Vivirá ahora Casado la Semana Santa sintiendo como nunca el significado de la pasión, la muerte y la resurrección. El vía crucis, el calvario, la última cena repleta de judas y barrabases. Conoce ahora Casado en sus propias carnes que los mismos que lo alzaron como el elegido, aserraban por detrás los maderos con los que iba a ser crucificado. Sus propios ojos los vieron enfundando los puñales aún manchados para aplaudirle en el hemiciclo y limpiarse la espuma de los labios para asestarle un último beso. «No he hecho nada malo» les repetía Pablo Casado, pero aunque estaban… ya no había nadie escuchando entre el ruido de martillos, los mismos que lo clavaron y ahora cubrían el cartel de ‘Valor seguro’ con uno de ‘Lo haremos bien’.

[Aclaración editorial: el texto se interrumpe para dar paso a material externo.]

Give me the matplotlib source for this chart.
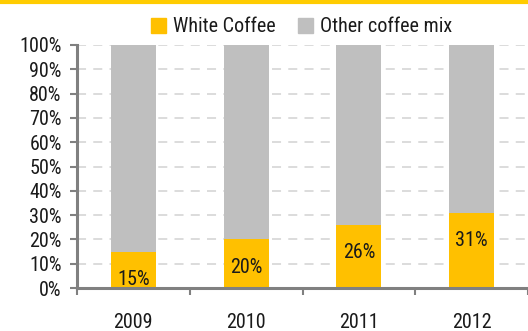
import matplotlib
matplotlib.use("Agg")
import matplotlib.pyplot as plt
from matplotlib import font_manager
from matplotlib.patches import Rectangle
from matplotlib.lines import Line2D

years = ["2009", "2010", "2011", "2012"]
white_coffee = [15, 20, 26, 31]
other_mix = [85, 80, 74, 69]
y_ticks = [0, 10, 20, 30, 40, 50, 60, 70, 80, 90, 100]
series_names = ["White Coffee", "Other coffee mix"]

YELLOW = "#FFC000"
GREY = "#BFBFBF"
AXIS = "#808080"
INK = "#1a1a1a"

installed = {f.name for f in font_manager.fontManager.ttflist}
narrow = [n for n in ("Roboto Condensed", "Archivo Narrow", "Pragati Narrow") if n in installed]
plt.rcParams["font.family"] = narrow[:1] + ["Liberation Sans", "DejaVu Sans"]
FS = 14.5

fig = plt.figure(figsize=(5.28, 3.31), dpi=100)
ax = fig.add_axes([77 / 528, 1 - 288 / 331, 451 / 528, 243 / 331])

x = list(range(len(years)))
ax.bar(x, white_coffee, width=0.4, color=YELLOW, zorder=3)
ax.bar(x, other_mix, bottom=white_coffee, width=0.4, color=GREY, zorder=3)

for xi, v in zip(x, white_coffee):
    ax.text(xi, v - 11.5, f"{v}%", ha="center", va="center", fontsize=FS,
            color=INK, zorder=4)

ax.set_xlim(-0.5, len(years) - 0.5)
ax.set_ylim(0, 100)
ax.set_yticks(y_ticks)
ax.set_yticklabels([f"{t}%" for t in y_ticks], fontsize=FS, color=INK)
ax.yaxis.grid(True, linestyle=(0, (5, 4)), color="#D9D9D9", linewidth=1.3, zorder=0)
ax.set_axisbelow(True)

ax.set_xticks(x)
ax.set_xticklabels(years, fontsize=FS, color=INK)
ax.tick_params(axis="x", length=0, pad=18)
ax.set_xticks([i - 0.5 for i in range(len(years) + 1)], minor=True)
ax.tick_params(axis="x", which="minor", length=5, width=1.5, color=AXIS, direction="out")
ax.tick_params(axis="y", length=5, width=1.5, color=AXIS, direction="out", pad=6)

for side in ("top", "right"):
    ax.spines[side].set_visible(False)
for side in ("left", "bottom"):
    ax.spines[side].set_color(AXIS)
    ax.spines[side].set_linewidth(2.2)
ax.spines["bottom"].set_zorder(5)

handles = [Rectangle((0, 0), 1, 1, color=YELLOW), Rectangle((0, 0), 1, 1, color=GREY)]
fig.legend(handles, series_names, loc="center", bbox_to_anchor=(302 / 528, 1 - 27 / 331),
           ncol=2, frameon=False, fontsize=FS, handlelength=0.75, handleheight=0.75,
           handletextpad=0.35, columnspacing=1.1, labelcolor=INK)

fig.add_artist(Line2D([0, 1], [1 - 1.5 / 331, 1 - 1.5 / 331], color="#FFCC00",
                      linewidth=3, transform=fig.transFigure))

fig.savefig("out.png", dpi=100)
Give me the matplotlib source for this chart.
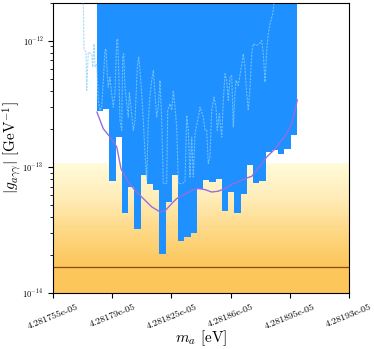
import numpy as np
import matplotlib
matplotlib.use('Agg')
import matplotlib.pyplot as plt
from matplotlib.colors import LinearSegmentedColormap
from matplotlib.ticker import NullFormatter

plt.rcParams['font.family'] = 'serif'
plt.rcParams['font.serif'] = ['cmr10']
plt.rcParams['mathtext.fontset'] = 'cm'
plt.rcParams['axes.unicode_minus'] = False
plt.rcParams['axes.formatter.use_mathtext'] = True

# masses are given as offsets from m0, in units of 1e-11 eV
m0 = 4.28175e-05
unit = 1e-11

# excluded region (blue bins): lower edge of each bin
bin_lo, bin_hi, n_bins = 31.0, 149.1, 32
bin_bottom = [2.77e-13, 2.86e-13, 7.78e-14, 1.73e-13, 4.33e-14, 6.95e-14, 3.22e-14, 8.6e-14,
              7.39e-14, 6.54e-14, 2.04e-14, 5.29e-14, 8.6e-14, 2.60e-14, 2.80e-14, 2.98e-14,
              6.75e-14, 7.95e-14, 7.61e-14, 8.04e-14, 4.49e-14, 6.34e-14, 4.33e-14, 6.16e-14,
              1.03e-13, 7.47e-14, 7.75e-14, 1.31e-13, 1.37e-13, 1.26e-13, 1.40e-13, 1.78e-13]

# expected sensitivity (purple)
sens_m = [31.0, 34.7, 38.7, 42.7, 45.2, 49.5, 53.5, 58.4, 63.4, 68.3, 71.2, 75.2, 78.1, 83.0,
          87.0, 90.9, 94.9, 98.8, 102.7, 106.7, 110.6, 114.5, 118.5, 122.5, 125.4, 128.4,
          131.3, 134.3, 137.3, 140.2, 143.2, 146.1, 148.1, 149.4]
sens_g = [2.72e-13, 2.01e-13, 1.73e-13, 1.44e-13, 9.7e-14, 7.6e-14, 6.54e-14, 5.62e-14,
          4.83e-14, 4.41e-14, 4.49e-14, 5.14e-14, 5.62e-14, 6.08e-14, 6.54e-14, 6.75e-14,
          6.62e-14, 6.34e-14, 6.43e-14, 6.75e-14, 7.30e-14, 7.61e-14, 8.09e-14, 8.44e-14,
          9.42e-14, 1.06e-13, 1.20e-13, 1.31e-13, 1.44e-13, 1.63e-13, 1.84e-13, 2.20e-13,
          2.81e-13, 3.40e-13]

# observed limit (dashed), log10 of coupling
lim_m = [22.91, 23.33, 24.51, 24.92, 25.87, 27.88, 28.47, 29.24, 29.83, 30.84, 31.78, 32.79,
         33.79, 34.74, 35.74, 36.33, 37.10, 37.69, 38.70, 39.70, 40.65, 41.65, 42.66, 43.25,
         44.02, 44.61, 45.62, 46.21, 46.80, 47.57, 48.57, 49.52, 50.11, 51.11, 52.47, 53.48,
         54.84, 55.67, 56.43, 57.44, 58.39, 59.39, 60.40, 61.34, 62.35, 63.35, 64.30, 66.31,
         67.25, 68.26, 69.26, 70.21, 72.22, 72.81, 74.17, 75.18, 76.12, 77.13, 78.13, 79.08,
         81.09, 83.04, 84.04, 84.99, 85.99, 87.00, 87.95, 88.95, 90.90, 91.91, 93.86, 94.86,
         95.87, 96.81, 97.82, 98.82, 100.18, 101.37, 102.13, 103.32, 104.74, 105.68, 106.69,
         107.69, 108.64, 109.64, 110.65, 111.59, 112.60, 113.19, 114.55, 115.97, 117.51,
         118.51, 119.52, 120.46, 121.47, 122.47, 123.42, 125.43, 126.96, 128.38, 129.33,
         130.33, 131.34, 132.29, 133.29, 134.89, 135.66]
lim_logg = [-11.706, -12.064, -12.091, -12.394, -12.091, -12.104, -12.209, -12.025, -12.209,
            -12.183, -12.473, -12.552, -12.526, -12.315, -12.077, -12.064, -12.262, -12.368,
            -12.289, -12.420, -12.526, -12.407, -11.998, -11.985, -12.315, -12.631, -12.710,
            -12.130, -12.104, -12.368, -12.499, -12.605, -12.407, -12.526, -12.710, -12.631,
            -12.209, -12.130, -12.236, -12.420, -12.631, -12.894, -13.105, -12.631, -12.433,
            -12.315, -12.236, -12.605, -12.526, -12.315, -12.631, -13.131, -13.131, -12.552,
            -12.499, -12.552, -12.394, -12.526, -12.684, -13.131, -13.131, -13.119, -12.591,
            -12.710, -13.079, -12.763, -13.079, -12.736, -12.605, -12.526, -12.605, -12.710,
            -12.710, -12.973, -12.921, -12.552, -12.447, -12.526, -12.710, -12.578, -12.763,
            -12.473, -12.262, -12.315, -12.473, -12.289, -12.275, -12.684, -12.420, -12.315,
            -12.354, -12.236, -12.104, -12.209, -12.420, -12.552, -12.368, -12.104, -12.025,
            -12.038, -12.025, -11.998, -12.104, -12.328, -12.077, -11.945, -11.866, -11.787,
            -11.706]

# QCD axion band and model line
band_top = 1.07e-13
model_g = 1.63e-14

xticks = [4.281755e-05, 4.28179e-05, 4.281825e-05, 4.28186e-05, 4.281895e-05, 4.28193e-05]
xtick_labels = ['4.281755e-05', '4.28179e-05', '4.281825e-05', '4.28186e-05', '4.281895e-05', '4.28193e-05']
yticks = [1e-14, 1e-13, 1e-12]
xlim = (4.281755e-05, 4.28193e-05)
ylim = (1e-14, 2e-12)

fig = plt.figure(figsize=(3.74, 3.49), dpi=100)
ax = fig.add_axes([0.1417, 0.1596, 0.7915, 0.8327])
ax.set_yscale('log')

# orange band with gradient
cmap = LinearSegmentedColormap.from_list('band', ['#fcc65a', '#fdd784', '#ffecb8', '#fffad8'])
ax.fill_between(xlim, ylim[0], model_g, color='#fcc65a', lw=0, zorder=0)
levels = np.geomspace(model_g, band_top, 60)
for i in range(len(levels) - 1):
    ax.fill_between(xlim, levels[i], levels[i + 1], color=cmap(i / (len(levels) - 2)), lw=0, zorder=0)
ax.axhline(model_g, color='#8a4a14', lw=0.9, zorder=1)

# excluded bins
edges = m0 + unit * np.linspace(bin_lo, bin_hi, n_bins + 1)
bottoms = np.append(bin_bottom, bin_bottom[-1])
ax.fill_between(edges, bottoms, ylim[1] * 2, step='post', color='#1e90ff', lw=0, zorder=2)

# observed limit
ax.plot(m0 + unit * np.array(lim_m), 10 ** np.array(lim_logg), color='#87cefa', alpha=0.75,
        lw=0.8, ls=(0, (2, 1)), zorder=3)

# expected sensitivity
ax.plot(m0 + unit * np.array(sens_m), sens_g, color='#9370db', lw=1.0, zorder=4)

ax.set_xlim(*xlim)
ax.set_ylim(*ylim)
ax.set_xticks(xticks)
ax.set_xticklabels(xtick_labels, rotation=22, fontsize=7)
ax.set_yticks(yticks)
minor = [k * t for t in yticks for k in range(2, 10) if k * t <= ylim[1]]
ax.set_yticks(minor, minor=True)
ax.yaxis.set_minor_formatter(NullFormatter())
ax.tick_params(axis='y', which='major', labelsize=6)
ax.set_xlabel(r'$m_a$ [eV]', fontsize=11)
ax.set_ylabel(r'$|g_{a\gamma\gamma}|$ [GeV$^{-1}$]', fontsize=11)
ax.xaxis.set_label_coords(0.5, -0.12)
ax.yaxis.set_label_coords(-0.10, 0.5)

fig.savefig('out.png', dpi=100)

Pero imagino ahora a Pablo Casado con el gesto ya relajado. Con el rictus recompuesto, las cejas volviendo al sitio y el pelo creciéndole a borbotones. Regando el césped. Montando él mismo una estantería. Yendo a buscar a los niños al colegio. Pensando si sacarse —esta vez en serio— un máster y riendo, ¡sinceramente riendo! Igualito a como antes que él reían al verlo Soraya Sáenz de Santamaría o M punto Rajoy. Pensando todos, parias pero serenos: «De la que me he librado. Si esto era el paraíso… el cielo puede esperar».